§ **CHALLENGE**: Starting at the line containing "Recreate this image" and ending at the line containing "from bokeh.resources import INLINE", reproduce each line exactly as written, with both end lines included and all pictures omitted.

== EXERCISE MATERIALS ==

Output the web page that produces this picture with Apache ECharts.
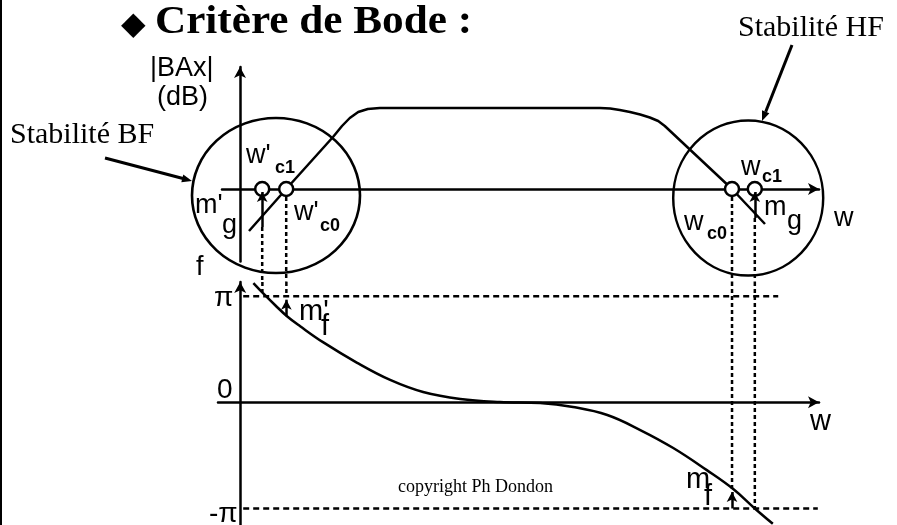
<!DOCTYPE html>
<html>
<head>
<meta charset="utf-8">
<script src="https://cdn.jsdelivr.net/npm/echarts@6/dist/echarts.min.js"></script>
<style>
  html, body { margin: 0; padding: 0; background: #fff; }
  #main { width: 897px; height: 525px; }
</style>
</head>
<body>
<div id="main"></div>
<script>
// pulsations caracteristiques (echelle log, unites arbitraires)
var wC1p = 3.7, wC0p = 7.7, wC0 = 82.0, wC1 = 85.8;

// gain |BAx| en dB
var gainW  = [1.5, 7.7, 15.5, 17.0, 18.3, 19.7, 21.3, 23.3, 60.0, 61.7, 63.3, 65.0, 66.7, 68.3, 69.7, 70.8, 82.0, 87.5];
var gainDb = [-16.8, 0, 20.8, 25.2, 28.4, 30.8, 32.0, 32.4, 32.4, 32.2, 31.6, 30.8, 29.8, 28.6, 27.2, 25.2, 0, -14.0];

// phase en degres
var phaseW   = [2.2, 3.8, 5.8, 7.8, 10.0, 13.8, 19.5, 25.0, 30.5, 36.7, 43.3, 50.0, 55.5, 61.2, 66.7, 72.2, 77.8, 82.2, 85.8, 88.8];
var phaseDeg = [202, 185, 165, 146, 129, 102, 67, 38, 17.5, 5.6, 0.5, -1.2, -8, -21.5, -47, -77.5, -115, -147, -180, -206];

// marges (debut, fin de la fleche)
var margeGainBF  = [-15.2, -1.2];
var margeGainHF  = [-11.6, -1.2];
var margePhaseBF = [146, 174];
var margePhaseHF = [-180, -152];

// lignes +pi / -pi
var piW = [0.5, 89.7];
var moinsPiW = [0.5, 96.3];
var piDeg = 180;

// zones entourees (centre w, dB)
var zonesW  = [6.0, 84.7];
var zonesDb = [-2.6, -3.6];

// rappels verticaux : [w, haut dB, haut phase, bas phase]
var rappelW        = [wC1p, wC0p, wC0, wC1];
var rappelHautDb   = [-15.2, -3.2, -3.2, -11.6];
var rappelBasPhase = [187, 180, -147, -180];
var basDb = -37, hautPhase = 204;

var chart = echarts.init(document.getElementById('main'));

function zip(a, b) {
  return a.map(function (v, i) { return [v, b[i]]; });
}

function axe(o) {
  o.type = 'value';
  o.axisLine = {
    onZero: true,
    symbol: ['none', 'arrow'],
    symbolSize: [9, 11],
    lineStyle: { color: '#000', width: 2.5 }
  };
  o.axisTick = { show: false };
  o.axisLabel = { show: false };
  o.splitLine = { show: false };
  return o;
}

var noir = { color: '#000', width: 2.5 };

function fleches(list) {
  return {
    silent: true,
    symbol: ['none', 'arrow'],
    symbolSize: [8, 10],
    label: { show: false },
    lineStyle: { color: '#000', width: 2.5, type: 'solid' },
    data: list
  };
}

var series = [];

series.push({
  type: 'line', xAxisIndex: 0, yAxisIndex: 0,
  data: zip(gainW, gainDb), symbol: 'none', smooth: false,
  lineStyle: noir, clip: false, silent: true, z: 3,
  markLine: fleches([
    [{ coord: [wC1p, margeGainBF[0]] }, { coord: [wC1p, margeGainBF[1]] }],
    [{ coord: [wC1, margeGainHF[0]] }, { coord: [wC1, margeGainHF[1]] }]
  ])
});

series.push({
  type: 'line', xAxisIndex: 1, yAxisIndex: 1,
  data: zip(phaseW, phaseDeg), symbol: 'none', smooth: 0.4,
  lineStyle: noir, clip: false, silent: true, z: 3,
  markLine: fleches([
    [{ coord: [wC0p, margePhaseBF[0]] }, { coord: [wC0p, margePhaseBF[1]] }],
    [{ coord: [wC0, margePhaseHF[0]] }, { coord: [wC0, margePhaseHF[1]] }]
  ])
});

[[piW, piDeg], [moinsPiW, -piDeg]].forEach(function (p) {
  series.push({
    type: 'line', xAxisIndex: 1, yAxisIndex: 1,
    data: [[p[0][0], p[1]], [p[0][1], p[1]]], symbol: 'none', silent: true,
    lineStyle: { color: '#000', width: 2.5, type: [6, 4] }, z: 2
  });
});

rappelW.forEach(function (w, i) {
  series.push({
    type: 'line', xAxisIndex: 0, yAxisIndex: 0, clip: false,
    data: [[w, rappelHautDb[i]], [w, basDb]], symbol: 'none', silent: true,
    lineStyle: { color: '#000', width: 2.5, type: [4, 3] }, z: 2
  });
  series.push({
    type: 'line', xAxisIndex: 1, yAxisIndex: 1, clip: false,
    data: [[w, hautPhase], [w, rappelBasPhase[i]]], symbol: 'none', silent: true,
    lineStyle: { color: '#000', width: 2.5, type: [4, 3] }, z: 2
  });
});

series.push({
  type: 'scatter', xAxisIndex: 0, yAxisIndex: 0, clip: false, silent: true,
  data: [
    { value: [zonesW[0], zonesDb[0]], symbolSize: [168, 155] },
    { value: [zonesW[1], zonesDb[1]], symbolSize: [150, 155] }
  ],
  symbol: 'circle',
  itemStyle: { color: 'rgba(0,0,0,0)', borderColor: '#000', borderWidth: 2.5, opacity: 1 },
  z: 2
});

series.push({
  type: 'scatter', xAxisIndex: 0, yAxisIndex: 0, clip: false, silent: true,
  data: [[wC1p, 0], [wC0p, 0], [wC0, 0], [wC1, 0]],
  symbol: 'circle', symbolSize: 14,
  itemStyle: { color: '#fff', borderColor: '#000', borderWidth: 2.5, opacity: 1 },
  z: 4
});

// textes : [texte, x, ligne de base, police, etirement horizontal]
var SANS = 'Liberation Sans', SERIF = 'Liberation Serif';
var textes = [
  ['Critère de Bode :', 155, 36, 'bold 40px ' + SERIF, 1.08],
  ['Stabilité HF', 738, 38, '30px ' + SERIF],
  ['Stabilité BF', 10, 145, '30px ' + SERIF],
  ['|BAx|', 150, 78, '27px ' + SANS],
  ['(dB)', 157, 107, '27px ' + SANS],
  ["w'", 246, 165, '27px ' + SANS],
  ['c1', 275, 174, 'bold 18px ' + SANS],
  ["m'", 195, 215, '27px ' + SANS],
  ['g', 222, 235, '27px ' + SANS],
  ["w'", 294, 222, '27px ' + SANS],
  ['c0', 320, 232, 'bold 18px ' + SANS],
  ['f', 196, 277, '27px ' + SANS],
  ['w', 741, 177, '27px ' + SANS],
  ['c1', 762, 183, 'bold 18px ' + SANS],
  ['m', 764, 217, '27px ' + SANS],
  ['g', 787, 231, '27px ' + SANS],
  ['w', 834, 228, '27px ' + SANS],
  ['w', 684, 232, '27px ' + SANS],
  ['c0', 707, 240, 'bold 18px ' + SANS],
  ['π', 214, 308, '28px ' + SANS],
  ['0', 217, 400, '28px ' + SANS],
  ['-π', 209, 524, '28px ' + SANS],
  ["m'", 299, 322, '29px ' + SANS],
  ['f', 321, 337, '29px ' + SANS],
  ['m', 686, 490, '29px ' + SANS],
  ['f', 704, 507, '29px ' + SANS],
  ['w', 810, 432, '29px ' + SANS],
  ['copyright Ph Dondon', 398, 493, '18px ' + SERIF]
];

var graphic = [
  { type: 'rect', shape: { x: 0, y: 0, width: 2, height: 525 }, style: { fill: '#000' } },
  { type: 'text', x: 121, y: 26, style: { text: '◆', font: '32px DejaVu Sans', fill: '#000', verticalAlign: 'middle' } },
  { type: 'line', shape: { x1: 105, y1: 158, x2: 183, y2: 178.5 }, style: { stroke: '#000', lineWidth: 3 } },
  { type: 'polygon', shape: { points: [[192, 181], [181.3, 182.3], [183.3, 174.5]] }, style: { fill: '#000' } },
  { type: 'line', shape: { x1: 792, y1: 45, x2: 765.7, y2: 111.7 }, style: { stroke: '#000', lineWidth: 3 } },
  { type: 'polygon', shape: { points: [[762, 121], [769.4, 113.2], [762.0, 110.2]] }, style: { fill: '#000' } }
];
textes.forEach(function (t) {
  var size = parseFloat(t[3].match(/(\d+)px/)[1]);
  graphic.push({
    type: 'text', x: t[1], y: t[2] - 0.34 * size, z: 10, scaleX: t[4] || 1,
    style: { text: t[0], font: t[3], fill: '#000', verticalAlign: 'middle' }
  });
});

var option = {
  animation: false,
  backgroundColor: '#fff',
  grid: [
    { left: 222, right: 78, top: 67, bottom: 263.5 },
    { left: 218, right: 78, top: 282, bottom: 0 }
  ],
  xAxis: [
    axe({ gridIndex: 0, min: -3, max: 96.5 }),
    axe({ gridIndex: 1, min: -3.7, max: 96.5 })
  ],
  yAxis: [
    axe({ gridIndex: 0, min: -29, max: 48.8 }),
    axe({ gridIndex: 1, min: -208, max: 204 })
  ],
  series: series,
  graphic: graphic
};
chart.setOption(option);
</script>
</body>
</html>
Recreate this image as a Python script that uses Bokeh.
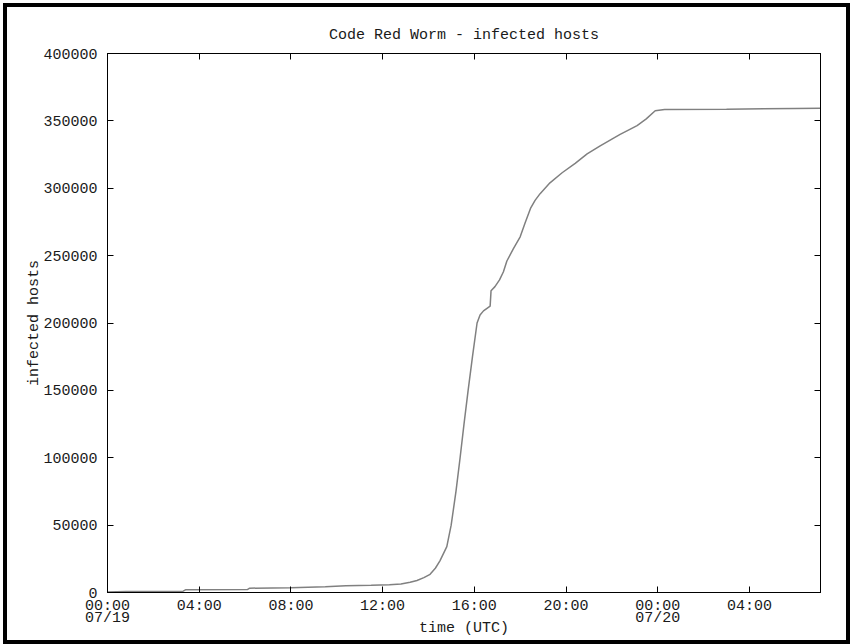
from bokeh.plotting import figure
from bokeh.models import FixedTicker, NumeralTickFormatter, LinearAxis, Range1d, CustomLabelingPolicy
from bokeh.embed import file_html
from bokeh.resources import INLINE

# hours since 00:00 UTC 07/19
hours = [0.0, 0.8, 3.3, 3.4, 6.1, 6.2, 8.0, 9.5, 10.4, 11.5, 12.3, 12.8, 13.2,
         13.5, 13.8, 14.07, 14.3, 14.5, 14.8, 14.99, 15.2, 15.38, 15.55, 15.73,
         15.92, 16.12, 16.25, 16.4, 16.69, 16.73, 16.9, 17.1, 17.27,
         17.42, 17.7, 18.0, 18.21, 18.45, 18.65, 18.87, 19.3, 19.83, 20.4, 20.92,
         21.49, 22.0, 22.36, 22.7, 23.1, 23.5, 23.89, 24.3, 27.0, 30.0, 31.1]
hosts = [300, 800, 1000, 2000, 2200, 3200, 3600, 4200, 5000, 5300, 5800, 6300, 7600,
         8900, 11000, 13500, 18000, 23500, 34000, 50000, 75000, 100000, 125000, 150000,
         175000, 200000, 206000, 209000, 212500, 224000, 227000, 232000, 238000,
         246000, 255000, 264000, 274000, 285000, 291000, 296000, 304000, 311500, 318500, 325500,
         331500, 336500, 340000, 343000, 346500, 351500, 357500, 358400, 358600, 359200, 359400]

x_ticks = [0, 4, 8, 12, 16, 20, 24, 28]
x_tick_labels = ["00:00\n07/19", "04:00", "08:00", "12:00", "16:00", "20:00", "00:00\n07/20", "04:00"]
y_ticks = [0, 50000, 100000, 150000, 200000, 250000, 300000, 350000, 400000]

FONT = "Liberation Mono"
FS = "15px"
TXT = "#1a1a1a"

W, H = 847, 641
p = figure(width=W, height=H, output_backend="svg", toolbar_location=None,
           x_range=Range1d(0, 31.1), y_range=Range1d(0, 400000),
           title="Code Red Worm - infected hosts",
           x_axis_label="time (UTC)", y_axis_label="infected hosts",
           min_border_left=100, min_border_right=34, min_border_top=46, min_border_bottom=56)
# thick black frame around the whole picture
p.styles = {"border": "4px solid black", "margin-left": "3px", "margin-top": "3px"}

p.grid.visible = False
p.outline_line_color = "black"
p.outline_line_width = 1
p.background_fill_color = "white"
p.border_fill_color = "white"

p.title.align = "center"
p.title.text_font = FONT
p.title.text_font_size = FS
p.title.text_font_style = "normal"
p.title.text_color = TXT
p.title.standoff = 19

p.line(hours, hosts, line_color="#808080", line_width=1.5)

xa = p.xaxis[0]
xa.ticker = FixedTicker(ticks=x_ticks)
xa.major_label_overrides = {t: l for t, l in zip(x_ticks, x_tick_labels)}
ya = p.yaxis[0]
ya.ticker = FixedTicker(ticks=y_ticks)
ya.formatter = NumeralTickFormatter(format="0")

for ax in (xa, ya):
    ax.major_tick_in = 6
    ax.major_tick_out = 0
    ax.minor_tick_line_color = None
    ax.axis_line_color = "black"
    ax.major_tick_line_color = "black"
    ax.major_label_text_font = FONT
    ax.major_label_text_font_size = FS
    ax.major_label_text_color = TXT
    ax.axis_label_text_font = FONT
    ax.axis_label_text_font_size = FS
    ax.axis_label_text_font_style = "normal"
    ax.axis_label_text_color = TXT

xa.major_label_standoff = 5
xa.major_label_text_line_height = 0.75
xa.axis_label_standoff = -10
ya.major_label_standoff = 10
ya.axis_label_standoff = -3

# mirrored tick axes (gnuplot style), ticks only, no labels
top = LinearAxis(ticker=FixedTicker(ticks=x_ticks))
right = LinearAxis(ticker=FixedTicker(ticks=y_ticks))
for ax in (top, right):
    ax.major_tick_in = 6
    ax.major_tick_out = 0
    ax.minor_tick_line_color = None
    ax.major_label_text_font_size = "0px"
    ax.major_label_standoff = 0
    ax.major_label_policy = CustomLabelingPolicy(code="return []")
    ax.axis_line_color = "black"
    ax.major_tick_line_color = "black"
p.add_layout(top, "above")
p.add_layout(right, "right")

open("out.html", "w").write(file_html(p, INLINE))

===

§ **RESULT OF THE EXERCISE**:
Recreate this image as a Python script that uses Bokeh.
from bokeh.plotting import figure
from bokeh.models import FixedTicker, NumeralTickFormatter, LinearAxis, Range1d, CustomLabelingPolicy
from bokeh.embed import file_html
from bokeh.resources import INLINE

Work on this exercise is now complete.